GAVI works to sustain child immunization at Asokore Mampong

Aba Oppong of CEDEP in a community sensitization session

Aba Oppong of CEDEP in a community sensitization session



Child health is an important component of the quality of health within local communities.

However, the immunization coverage within the Asokore Mampong Municipal Assembly of the Ashanti region is 24% — far below the national average.

The Asokore Mampong Municipal Assembly is one of the recently upgraded districts in the Ashanti region, with a population of over 300 thousand.

Local communities include the Asokore Mampong township, Akorem, Asawasi, Dagombaline, Aboabo No1, Aboabo No2, Sepe, Dote, Sawaba, and Adukrom.

Unfortunately, the Assembly is the last of all metropolitan, municipal and district assemblies (MMDAs) regarding immunization in Ghana.

Strong health systems are therefore needed to deliver and scale-up new vaccines and to improve immunization coverage and equity.

The Ghana Coalition of NGOs in Health is therefore implementing a project to increase access to immunization to improve health service delivery and save the lives of children.

This is under the Global Alliance for Vaccines and Immunization (GAVI) Health System Strengthening cash-based support programme.

GAVI will be undertaken in 20 MMDAs where the immunization rate is less than 90%. The Asokore Mampong Municipal is therefore one of the 20 local assemblies.

The Centre for the Development of People (CEDEP) is coordinating NGO for the project. The two supporting NGOs are Muslim Family Counseling Services and Resource Link Foundation.

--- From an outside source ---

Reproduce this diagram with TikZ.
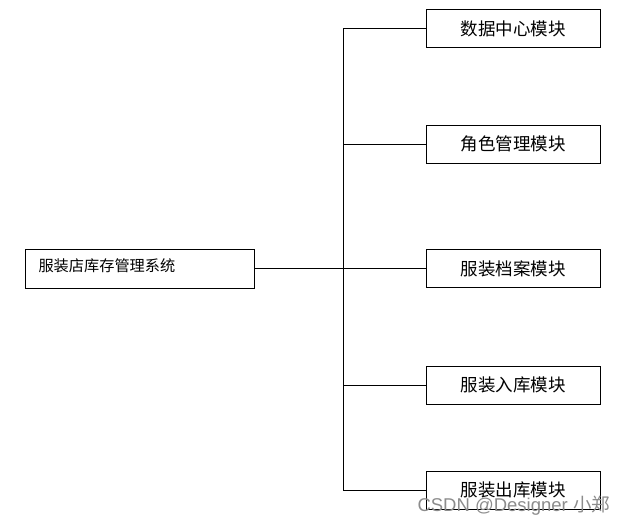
\documentclass[tikz,border=0pt]{standalone}
\usepackage{fontspec}
\setmainfont{Liberation Sans}
\newfontfamily\cjk{Noto Sans CJK SC}
\begin{document}
\begin{tikzpicture}[x=1pt,y=-1pt,
  box/.style={draw,line width=0.8pt,minimum width=174pt,minimum height=38pt,inner sep=0pt,font=\cjk\fontsize{17.5}{17.5}\selectfont},
  mainbox/.style={draw,line width=0.8pt,minimum width=229pt,minimum height=39pt,inner sep=0pt},
  conn/.style={line width=0.8pt}]
\useasboundingbox (0,0) rectangle (627,525);
\fill[white] (0,0) rectangle (627,525);
\node[mainbox] (sys) at (139.5,268.5) {};
\node[anchor=west,font=\cjk\fontsize{15.2}{15.2}\selectfont] (syst) at (35,266) {服装店库存管理系统};
\node[box] (m1) at (513,28.5) {数据中心模块};
\node[box] (m2) at (513,144) {角色管理模块};
\node[box] (m3) at (513,268.5) {服装档案模块};
\node[box] (m4) at (513,385) {服装入库模块};
\node[box] (m5) at (513,490) {服装出库模块};
\coordinate (j) at (343,268.5);
\coordinate (t) at (343,28.5);
\coordinate (b) at (343,490);
\draw[conn] (sys.east) -- (m3.west);
\draw[conn] (m1.west) -- (t) -- (b) -- (m5.west);
\draw[conn] (m2.west) -- (343,144);
\draw[conn] (m4.west) -- (343,385);
\node[anchor=west,text=black!45,font=\fontsize{18.5}{18.5}\selectfont] (wm) at (414,506) {CSDN @Designer {\cjk 小郑}};
\end{tikzpicture}
\end{document}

“The benefits of the GAVI project to citizens of Asokore Mampong include protecting the entire district, saving families’ time and money, protecting future generations and saving children’s life,” said Aba Oppong. CEDEP Health Programme Manager, responsible for Gender, Advocacy and Good Governance.

The first phase involves ten selected communities within the municipality with an overall goal to increase immunization target from the current 24% to the 80% mark.

The five year project, which began in December 2014, principally targets mothers, fathers, grandparents, uncles and aunties for sensitization to complete the full immunization schedule for new borns.

“They are all expected to support health workers and volunteers to report defaulters to ensure that all newborns receive the full immunization schedule by 18 month,” stated the Programme Manager.

At the end of the project phase in 2018, satellite project sites should be sustainably functional to ease data collection for use by the local assembly.

Community leaders at Asokore Mampong should also be trained to be engaged in routine immunization exercises, including the National Immunization Day.

“The inherent challenge will be when families and friends do not remove misconceptions and stigmatization associated with immunization. In this case, there could be outbreaks of the killer diseases immunization fights against,” observed Aba Oppong.

Under the WHO and UNICEF’s Universal Childhood Immunization campaign, a remarkable 80% of the world’s children are being immunized with the six EPI vaccines — tuberculosis, diphtheria, tetanus, pertussis, measles and polio.

A recent report by the BBC says families have been imprisoned in Afghanistan for their failure to allow their babies to be immunized. According to the report, they will be freed only when they allow their babies to be given the polio immunization.

GAVI has the purpose of improving access to new and underused vaccines for children in poor countries.